GOAL OF THE EXERCISE ::
In the listing below, find the line with "plt.rcParams['mathtext.it'] = 'Liberation", then repeat exactly every line from the top through that one.

GIVEN DATA ::
+ + +
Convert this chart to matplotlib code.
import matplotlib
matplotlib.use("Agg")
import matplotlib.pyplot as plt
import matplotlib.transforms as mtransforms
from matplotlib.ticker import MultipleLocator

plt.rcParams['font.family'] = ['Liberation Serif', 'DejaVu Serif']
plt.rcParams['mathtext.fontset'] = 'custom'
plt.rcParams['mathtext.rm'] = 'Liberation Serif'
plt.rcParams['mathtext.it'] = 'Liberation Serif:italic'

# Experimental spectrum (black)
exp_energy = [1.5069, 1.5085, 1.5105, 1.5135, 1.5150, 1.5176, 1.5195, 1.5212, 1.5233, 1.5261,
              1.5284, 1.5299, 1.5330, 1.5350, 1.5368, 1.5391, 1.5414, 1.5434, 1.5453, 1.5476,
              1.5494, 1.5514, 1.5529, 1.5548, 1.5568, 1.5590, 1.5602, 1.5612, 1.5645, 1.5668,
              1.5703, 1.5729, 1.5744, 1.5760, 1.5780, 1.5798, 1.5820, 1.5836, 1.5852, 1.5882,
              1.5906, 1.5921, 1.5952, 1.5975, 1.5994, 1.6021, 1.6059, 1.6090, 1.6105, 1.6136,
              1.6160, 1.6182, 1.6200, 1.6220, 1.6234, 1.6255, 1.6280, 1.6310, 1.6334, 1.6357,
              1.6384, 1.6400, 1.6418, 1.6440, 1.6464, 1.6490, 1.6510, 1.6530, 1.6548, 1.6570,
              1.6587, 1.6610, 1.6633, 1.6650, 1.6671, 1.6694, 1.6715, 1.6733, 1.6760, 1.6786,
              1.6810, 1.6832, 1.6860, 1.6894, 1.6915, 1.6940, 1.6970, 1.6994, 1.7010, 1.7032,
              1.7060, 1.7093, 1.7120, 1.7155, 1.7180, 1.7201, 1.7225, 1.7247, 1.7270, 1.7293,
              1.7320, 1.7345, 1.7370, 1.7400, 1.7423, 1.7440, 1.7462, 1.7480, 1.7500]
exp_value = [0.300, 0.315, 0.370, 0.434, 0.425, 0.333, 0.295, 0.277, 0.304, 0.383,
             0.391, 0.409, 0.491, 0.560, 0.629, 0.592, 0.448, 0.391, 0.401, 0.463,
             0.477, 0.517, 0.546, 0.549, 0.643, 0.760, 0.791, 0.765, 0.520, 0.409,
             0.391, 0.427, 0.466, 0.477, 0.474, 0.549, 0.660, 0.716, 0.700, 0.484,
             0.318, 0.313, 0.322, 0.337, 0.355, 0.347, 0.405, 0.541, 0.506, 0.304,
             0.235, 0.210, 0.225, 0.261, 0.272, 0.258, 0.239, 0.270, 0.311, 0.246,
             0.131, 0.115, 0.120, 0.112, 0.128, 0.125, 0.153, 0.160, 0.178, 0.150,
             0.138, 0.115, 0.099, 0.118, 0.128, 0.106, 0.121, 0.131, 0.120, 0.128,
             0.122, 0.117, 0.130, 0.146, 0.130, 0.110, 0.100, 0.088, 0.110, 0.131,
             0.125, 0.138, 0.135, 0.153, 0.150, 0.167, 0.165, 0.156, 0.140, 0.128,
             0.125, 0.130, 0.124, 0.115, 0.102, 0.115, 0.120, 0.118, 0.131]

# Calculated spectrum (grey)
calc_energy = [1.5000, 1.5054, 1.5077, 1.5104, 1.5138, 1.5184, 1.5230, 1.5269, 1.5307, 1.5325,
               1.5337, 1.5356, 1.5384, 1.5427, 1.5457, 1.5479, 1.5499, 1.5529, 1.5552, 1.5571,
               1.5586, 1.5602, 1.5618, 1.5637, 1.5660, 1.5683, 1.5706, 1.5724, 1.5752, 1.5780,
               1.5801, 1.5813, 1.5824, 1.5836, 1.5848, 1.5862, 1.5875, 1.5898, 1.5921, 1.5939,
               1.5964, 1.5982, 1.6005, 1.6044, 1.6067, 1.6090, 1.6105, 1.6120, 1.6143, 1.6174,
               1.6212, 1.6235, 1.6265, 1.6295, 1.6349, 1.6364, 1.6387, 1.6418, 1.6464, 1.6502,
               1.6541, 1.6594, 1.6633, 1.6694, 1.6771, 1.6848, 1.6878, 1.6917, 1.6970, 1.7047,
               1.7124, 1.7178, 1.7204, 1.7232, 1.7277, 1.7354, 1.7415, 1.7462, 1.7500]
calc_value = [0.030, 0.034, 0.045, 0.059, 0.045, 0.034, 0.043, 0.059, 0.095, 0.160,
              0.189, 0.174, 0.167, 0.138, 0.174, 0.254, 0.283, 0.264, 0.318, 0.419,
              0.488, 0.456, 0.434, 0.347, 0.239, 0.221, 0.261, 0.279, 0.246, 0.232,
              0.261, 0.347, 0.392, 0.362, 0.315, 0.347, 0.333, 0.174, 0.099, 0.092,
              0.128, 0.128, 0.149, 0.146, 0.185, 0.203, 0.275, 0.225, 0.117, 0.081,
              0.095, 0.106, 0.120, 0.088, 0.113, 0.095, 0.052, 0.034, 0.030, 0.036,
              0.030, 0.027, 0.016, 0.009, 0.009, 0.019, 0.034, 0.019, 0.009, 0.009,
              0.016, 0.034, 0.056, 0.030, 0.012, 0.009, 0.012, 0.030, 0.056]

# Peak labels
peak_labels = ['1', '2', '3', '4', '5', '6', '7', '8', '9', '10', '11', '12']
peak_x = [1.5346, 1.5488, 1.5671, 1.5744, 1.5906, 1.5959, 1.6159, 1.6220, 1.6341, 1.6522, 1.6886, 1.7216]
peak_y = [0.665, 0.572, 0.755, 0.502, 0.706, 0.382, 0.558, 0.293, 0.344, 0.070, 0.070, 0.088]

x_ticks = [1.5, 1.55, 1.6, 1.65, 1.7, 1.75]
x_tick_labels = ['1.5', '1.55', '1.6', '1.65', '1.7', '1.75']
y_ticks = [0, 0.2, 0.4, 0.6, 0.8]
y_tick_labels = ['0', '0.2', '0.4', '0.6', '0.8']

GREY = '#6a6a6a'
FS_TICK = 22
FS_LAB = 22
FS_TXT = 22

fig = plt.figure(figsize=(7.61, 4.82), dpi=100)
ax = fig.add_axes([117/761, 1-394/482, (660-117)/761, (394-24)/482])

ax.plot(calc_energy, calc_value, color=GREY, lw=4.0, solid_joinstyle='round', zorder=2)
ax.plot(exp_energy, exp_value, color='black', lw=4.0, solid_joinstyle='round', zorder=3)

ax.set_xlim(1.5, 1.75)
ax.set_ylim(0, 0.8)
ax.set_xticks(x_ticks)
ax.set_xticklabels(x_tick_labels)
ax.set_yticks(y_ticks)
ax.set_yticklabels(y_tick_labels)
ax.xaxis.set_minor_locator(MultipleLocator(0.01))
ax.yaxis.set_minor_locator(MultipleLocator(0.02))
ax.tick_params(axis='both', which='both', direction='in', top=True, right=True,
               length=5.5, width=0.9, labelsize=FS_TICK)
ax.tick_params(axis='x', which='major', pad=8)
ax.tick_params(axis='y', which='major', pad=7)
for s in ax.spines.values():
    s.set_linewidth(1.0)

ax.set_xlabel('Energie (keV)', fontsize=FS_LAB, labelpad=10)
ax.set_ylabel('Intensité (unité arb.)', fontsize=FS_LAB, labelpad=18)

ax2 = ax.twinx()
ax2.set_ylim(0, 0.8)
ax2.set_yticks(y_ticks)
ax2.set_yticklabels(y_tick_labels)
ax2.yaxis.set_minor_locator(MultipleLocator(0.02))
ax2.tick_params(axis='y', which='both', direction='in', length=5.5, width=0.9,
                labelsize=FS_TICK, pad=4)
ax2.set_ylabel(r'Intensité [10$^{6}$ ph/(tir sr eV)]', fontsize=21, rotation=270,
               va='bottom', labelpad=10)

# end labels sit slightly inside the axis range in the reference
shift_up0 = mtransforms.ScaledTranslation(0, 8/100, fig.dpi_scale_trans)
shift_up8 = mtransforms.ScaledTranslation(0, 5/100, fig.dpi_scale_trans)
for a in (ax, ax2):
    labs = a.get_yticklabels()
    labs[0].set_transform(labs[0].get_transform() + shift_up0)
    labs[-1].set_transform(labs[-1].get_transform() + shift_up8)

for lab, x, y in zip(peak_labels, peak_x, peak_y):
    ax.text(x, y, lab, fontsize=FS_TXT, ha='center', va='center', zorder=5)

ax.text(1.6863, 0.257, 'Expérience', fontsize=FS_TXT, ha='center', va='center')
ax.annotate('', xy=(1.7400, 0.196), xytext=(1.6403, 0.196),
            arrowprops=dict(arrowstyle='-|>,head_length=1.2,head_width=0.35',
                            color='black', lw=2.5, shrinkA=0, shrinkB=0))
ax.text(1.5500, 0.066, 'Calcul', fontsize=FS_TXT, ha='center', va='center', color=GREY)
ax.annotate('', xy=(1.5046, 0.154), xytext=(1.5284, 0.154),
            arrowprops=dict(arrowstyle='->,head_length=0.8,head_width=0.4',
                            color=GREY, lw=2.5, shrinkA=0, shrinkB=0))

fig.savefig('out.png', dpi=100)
+ + +
EXPECTED ANSWER ::
Convert this chart to matplotlib code.
import matplotlib
matplotlib.use("Agg")
import matplotlib.pyplot as plt
import matplotlib.transforms as mtransforms
from matplotlib.ticker import MultipleLocator

plt.rcParams['font.family'] = ['Liberation Serif', 'DejaVu Serif']
plt.rcParams['mathtext.fontset'] = 'custom'
plt.rcParams['mathtext.rm'] = 'Liberation Serif'
plt.rcParams['mathtext.it'] = 'Liberation Serif:italic'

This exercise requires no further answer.